本学位论文主要分为三个部分。首先，我们简单地介绍了一类无鬼场的高阶导数引 力的构造以及性质，包括Lovelock 引力、准拓扑引力以及推广的准拓扑引力。它们共同 的特征是，在最大对称背景下的线性运动方程和线性爱因斯坦方程只差一个整体因子， 因此引力传播子的结构和爱因斯坦引力一样，也就避免了一般高阶导数引力存在的鬼场 问题。接下来我们分别从全息剪切粘滞系数、全息蝴蝶效应以及全息热电导率三个方面 研究了五维准拓扑引力的在AdS/CFT 对偶方面的应用。最后，我们采用Pade 近似的方 法，构造了Einsteinian cubic gravity (ECG) 引力的解析近似黑洞解。这些解无论对于理解 ECG 引力的经典性质，还是在全息对偶方面的应用都有着重要的理论意义。

This thesis consists of three parts. First, we briefly introduce the constructions and the properties of ghost-free higher derivative gravities, such as Lovelock gravity, quasi-topological gravity, generalized quasi-topological gravity.
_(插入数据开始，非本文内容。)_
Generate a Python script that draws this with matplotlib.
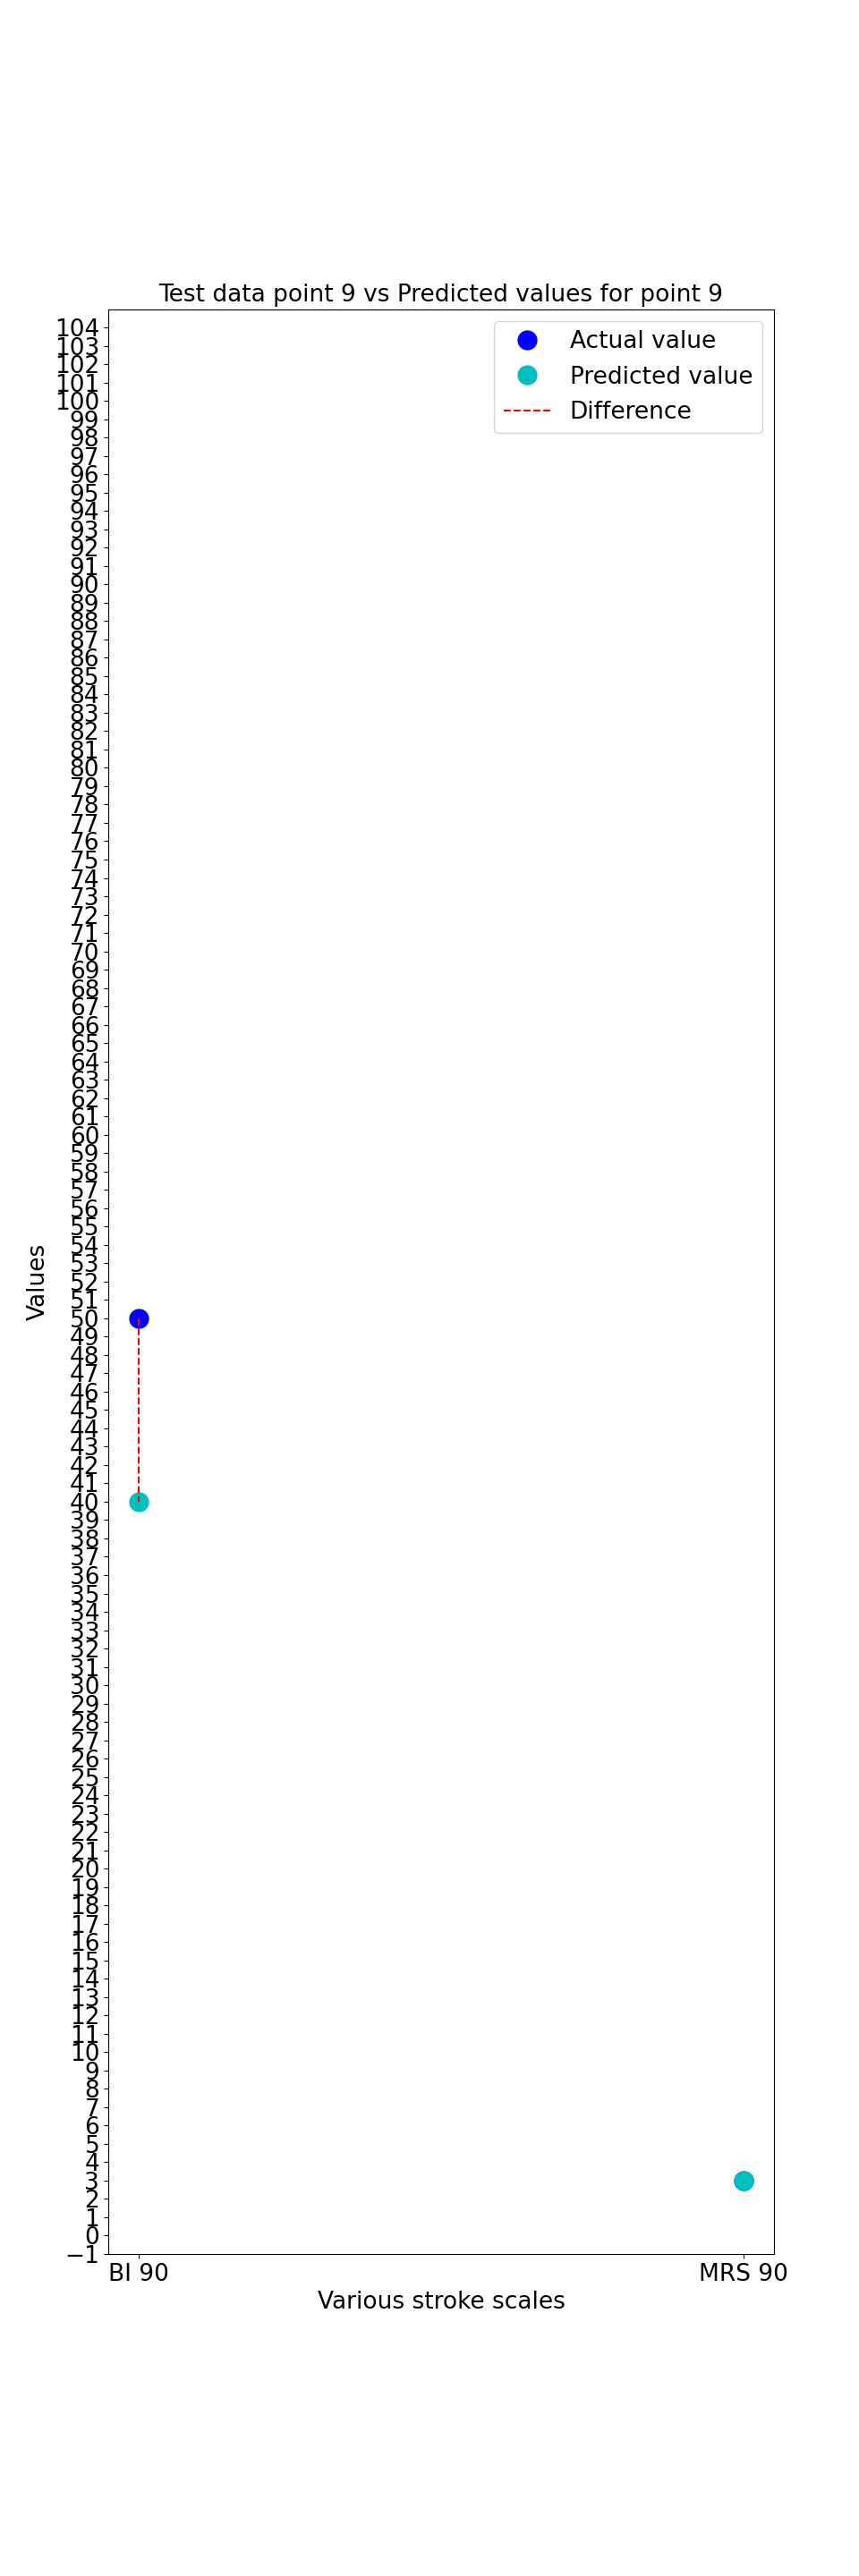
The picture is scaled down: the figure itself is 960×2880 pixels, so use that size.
import matplotlib
matplotlib.use("Agg")
import matplotlib.pyplot as plt
import numpy as np

categories = ["BI 90", "MRS 90"]
actual_values = [50, 3]
predicted_values = [40, 3]
point_index = 9

FS = 19

fig = plt.figure(figsize=(9.6, 28.8), dpi=100)
ax = fig.add_axes([0.126, 0.125, 0.775, 0.755])

x = np.arange(len(categories))
ax.plot(x, actual_values, 'o', color='b', markersize=15, label='Actual value')
ax.plot(x, predicted_values, 'o', color='c', markersize=15, label='Predicted value')
for i in range(len(categories)):
    ax.plot([x[i], x[i]], [actual_values[i], predicted_values[i]], 'r--',
            label='Difference' if i == 0 else None)

ax.set_xticks(x)
ax.set_xticklabels(categories, fontsize=FS)
ax.set_yticks(np.arange(-1, 105, 1))
ax.tick_params(axis='y', labelsize=FS)
ax.set_ylim(-1, 105)
ax.set_xlabel('Various stroke scales', fontsize=FS)
ax.set_ylabel('Values', fontsize=FS)
ax.set_title(f'Test data point {point_index} vs Predicted values for point {point_index}', fontsize=FS)
ax.legend(loc='upper right', fontsize=FS)

fig.savefig('out.png', dpi=100)
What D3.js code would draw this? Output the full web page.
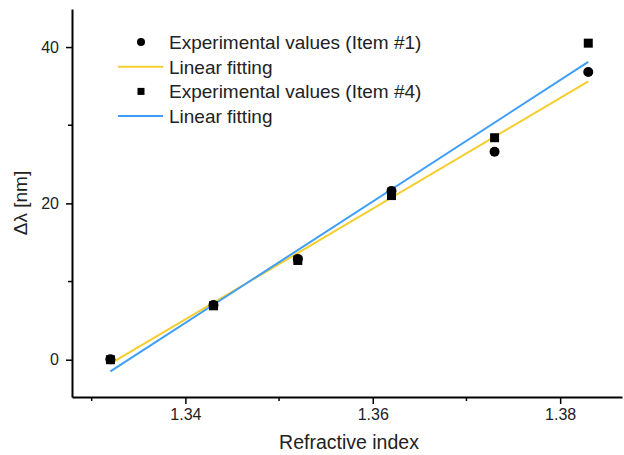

The common feature of these gravities is that on maximally symmetric backgrounds the linearized equations of the motion coincide with the linearized Einstein equations up to an overall factor. Since the structure of the graviton propagator is the same as that in Einstein gravity , it avoids the ghost problem for general higher derivative gravities. This paper is organized as follow. First, we studied the holographic application of the five dimensional quasi-topological gravity with respects to shear viscosity, butterfly effect, thermoelectric DC conductivity. Second, using the method of Pade approximation, we construct the analytic approximate black hole solution of Einsteinian cubic gravity (ECG). These solutions are very important for understanding the classical properties of ECG as well as holographic application.